— start DATASET EXTRACT —

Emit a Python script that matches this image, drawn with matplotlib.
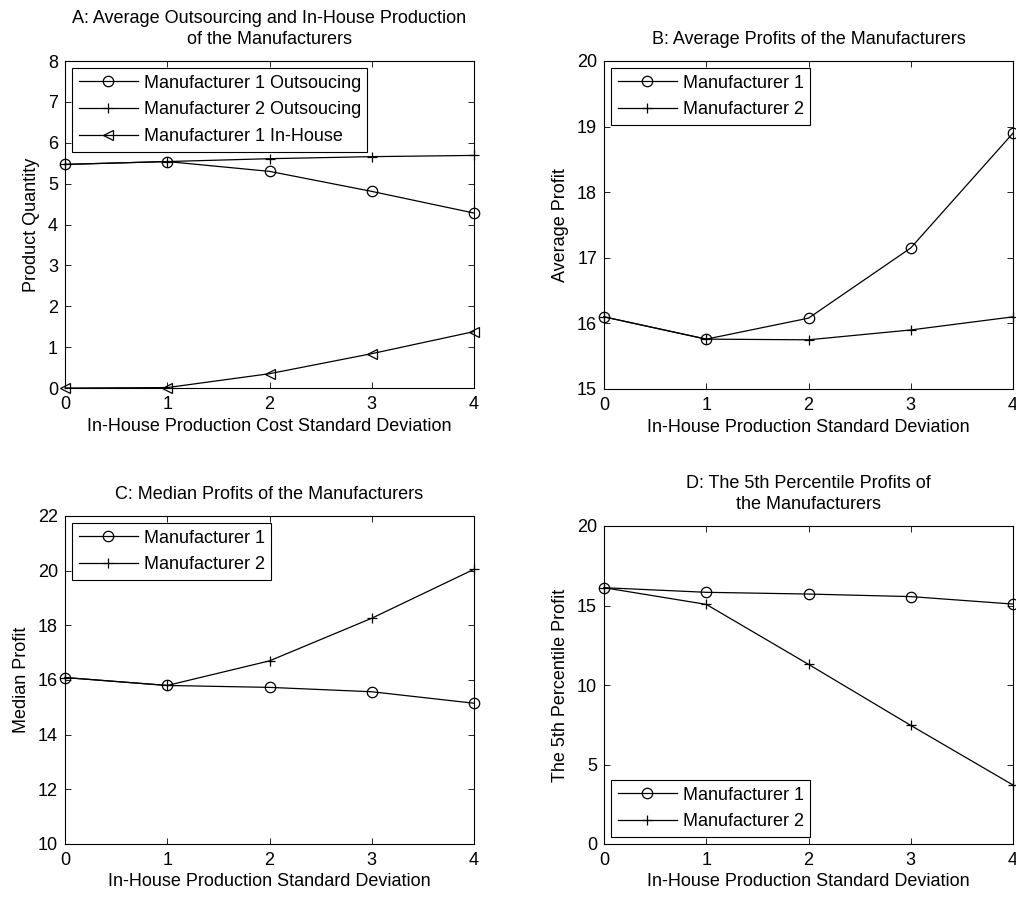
import matplotlib
matplotlib.use("Agg")
import matplotlib.pyplot as plt

plt.rcParams["font.family"] = ["Liberation Sans", "DejaVu Sans"]
plt.rcParams["font.size"] = 13

x = [0, 1, 2, 3, 4]

# A: product quantity
a_m1_out = [5.47, 5.54, 5.30, 4.81, 4.28]
a_m2_out = [5.47, 5.54, 5.61, 5.66, 5.69]
a_m1_in = [0.0, 0.01, 0.35, 0.84, 1.38]

# B: average profit
b_m1 = [16.10, 15.76, 16.08, 17.15, 18.90]
b_m2 = [16.10, 15.76, 15.75, 15.90, 16.10]

# C: median profit
c_m1 = [16.09, 15.80, 15.73, 15.57, 15.15]
c_m2 = [16.09, 15.80, 16.70, 18.26, 20.05]

# D: 5th percentile profit
d_m1 = [16.12, 15.83, 15.72, 15.56, 15.09]
d_m2 = [16.12, 15.07, 11.30, 7.46, 3.71]

W, H = 1016, 899


def make_axes(fig, left, top, right, bottom):
    ax = fig.add_axes([left / W, 1 - bottom / H, (right - left) / W, (bottom - top) / H])
    ax.tick_params(direction="in", top=True, right=True, length=4, width=0.6, pad=5)
    ax.tick_params(axis="x", pad=6)
    for s in ax.spines.values():
        s.set_linewidth(0.8)
    ax.set_xlim(0, 4)
    ax.set_xticks(x)
    return ax


def style_legend(ax, loc):
    leg = ax.legend(loc=loc, fancybox=False, edgecolor="black", framealpha=1,
                    handlelength=3.3, borderpad=0.35, labelspacing=0.55,
                    handletextpad=0.3, borderaxespad=0.4)
    leg.get_frame().set_linewidth(0.8)


def series(ax, y, marker, label):
    ax.plot(x, y, color="black", lw=0.9, marker=marker, ms=7.5,
            mfc="none", mec="black", mew=0.9, label=label, clip_on=False)


fig = plt.figure(figsize=(W / 100, H / 100), dpi=100)

# Panel A
ax = make_axes(fig, 65, 61, 474, 388)
series(ax, a_m1_out, "o", "Manufacturer 1 Outsoucing")
series(ax, a_m2_out, "+", "Manufacturer 2 Outsoucing")
series(ax, a_m1_in, "<", "Manufacturer 1 In-House")
ax.set_ylim(0, 8)
ax.set_title("A: Average Outsourcing and In-House Production\nof the Manufacturers",
             fontsize=13, pad=12, linespacing=1.35)
ax.set_xlabel("In-House Production Cost Standard Deviation", labelpad=3)
ax.set_ylabel("Product Quantity", labelpad=6)
style_legend(ax, "upper left")

# Panel B
ax = make_axes(fig, 604, 61, 1013, 389)
series(ax, b_m1, "o", "Manufacturer 1")
series(ax, b_m2, "+", "Manufacturer 2")
ax.set_ylim(15, 20)
ax.set_title("B: Average Profits of the Manufacturers", fontsize=13, pad=12)
ax.set_xlabel("In-House Production Standard Deviation", labelpad=3)
ax.set_ylabel("Average Profit", labelpad=6)
style_legend(ax, "upper left")

# Panel C
ax = make_axes(fig, 65, 516, 474, 844)
series(ax, c_m1, "o", "Manufacturer 1")
series(ax, c_m2, "+", "Manufacturer 2")
ax.set_ylim(10, 22)
ax.set_title("C: Median Profits of the Manufacturers", fontsize=13, pad=12)
ax.set_xlabel("In-House Production Standard Deviation", labelpad=3)
ax.set_ylabel("Median Profit", labelpad=6)
style_legend(ax, "upper left")

# Panel D
ax = make_axes(fig, 604, 526, 1013, 844)
series(ax, d_m1, "o", "Manufacturer 1")
series(ax, d_m2, "+", "Manufacturer 2")
ax.set_ylim(0, 20)
ax.set_yticks([0, 5, 10, 15, 20])
ax.set_title("D: The 5th Percentile Profits of\nthe Manufacturers",
             fontsize=13, pad=12, linespacing=1.3)
ax.set_xlabel("In-House Production Standard Deviation", labelpad=3)
ax.set_ylabel("The 5th Percentile Profit", labelpad=6)
style_legend(ax, "lower left")

fig.savefig("out.png", dpi=100)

— end DATASET EXTRACT —

__THE EXERCISE__
Reproduce all of the material above word for word. Omit the pictures.

__FINAL ANSWER__
Emit a Python script that matches this image, drawn with matplotlib.
import matplotlib
matplotlib.use("Agg")
import matplotlib.pyplot as plt

plt.rcParams["font.family"] = ["Liberation Sans", "DejaVu Sans"]
plt.rcParams["font.size"] = 13

x = [0, 1, 2, 3, 4]

# A: product quantity
a_m1_out = [5.47, 5.54, 5.30, 4.81, 4.28]
a_m2_out = [5.47, 5.54, 5.61, 5.66, 5.69]
a_m1_in = [0.0, 0.01, 0.35, 0.84, 1.38]

# B: average profit
b_m1 = [16.10, 15.76, 16.08, 17.15, 18.90]
b_m2 = [16.10, 15.76, 15.75, 15.90, 16.10]

# C: median profit
c_m1 = [16.09, 15.80, 15.73, 15.57, 15.15]
c_m2 = [16.09, 15.80, 16.70, 18.26, 20.05]

# D: 5th percentile profit
d_m1 = [16.12, 15.83, 15.72, 15.56, 15.09]
d_m2 = [16.12, 15.07, 11.30, 7.46, 3.71]

W, H = 1016, 899


def make_axes(fig, left, top, right, bottom):
    ax = fig.add_axes([left / W, 1 - bottom / H, (right - left) / W, (bottom - top) / H])
    ax.tick_params(direction="in", top=True, right=True, length=4, width=0.6, pad=5)
    ax.tick_params(axis="x", pad=6)
    for s in ax.spines.values():
        s.set_linewidth(0.8)
    ax.set_xlim(0, 4)
    ax.set_xticks(x)
    return ax


def style_legend(ax, loc):
    leg = ax.legend(loc=loc, fancybox=False, edgecolor="black", framealpha=1,
                    handlelength=3.3, borderpad=0.35, labelspacing=0.55,
                    handletextpad=0.3, borderaxespad=0.4)
    leg.get_frame().set_linewidth(0.8)


def series(ax, y, marker, label):
    ax.plot(x, y, color="black", lw=0.9, marker=marker, ms=7.5,
            mfc="none", mec="black", mew=0.9, label=label, clip_on=False)


fig = plt.figure(figsize=(W / 100, H / 100), dpi=100)

# Panel A
ax = make_axes(fig, 65, 61, 474, 388)
series(ax, a_m1_out, "o", "Manufacturer 1 Outsoucing")
series(ax, a_m2_out, "+", "Manufacturer 2 Outsoucing")
series(ax, a_m1_in, "<", "Manufacturer 1 In-House")
ax.set_ylim(0, 8)
ax.set_title("A: Average Outsourcing and In-House Production\nof the Manufacturers",
             fontsize=13, pad=12, linespacing=1.35)
ax.set_xlabel("In-House Production Cost Standard Deviation", labelpad=3)
ax.set_ylabel("Product Quantity", labelpad=6)
style_legend(ax, "upper left")

# Panel B
ax = make_axes(fig, 604, 61, 1013, 389)
series(ax, b_m1, "o", "Manufacturer 1")
series(ax, b_m2, "+", "Manufacturer 2")
ax.set_ylim(15, 20)
ax.set_title("B: Average Profits of the Manufacturers", fontsize=13, pad=12)
ax.set_xlabel("In-House Production Standard Deviation", labelpad=3)
ax.set_ylabel("Average Profit", labelpad=6)
style_legend(ax, "upper left")

# Panel C
ax = make_axes(fig, 65, 516, 474, 844)
series(ax, c_m1, "o", "Manufacturer 1")
series(ax, c_m2, "+", "Manufacturer 2")
ax.set_ylim(10, 22)
ax.set_title("C: Median Profits of the Manufacturers", fontsize=13, pad=12)
ax.set_xlabel("In-House Production Standard Deviation", labelpad=3)
ax.set_ylabel("Median Profit", labelpad=6)
style_legend(ax, "upper left")

# Panel D
ax = make_axes(fig, 604, 526, 1013, 844)
series(ax, d_m1, "o", "Manufacturer 1")
series(ax, d_m2, "+", "Manufacturer 2")
ax.set_ylim(0, 20)
ax.set_yticks([0, 5, 10, 15, 20])
ax.set_title("D: The 5th Percentile Profits of\nthe Manufacturers",
             fontsize=13, pad=12, linespacing=1.3)
ax.set_xlabel("In-House Production Standard Deviation", labelpad=3)
ax.set_ylabel("The 5th Percentile Profit", labelpad=6)
style_legend(ax, "lower left")

fig.savefig("out.png", dpi=100)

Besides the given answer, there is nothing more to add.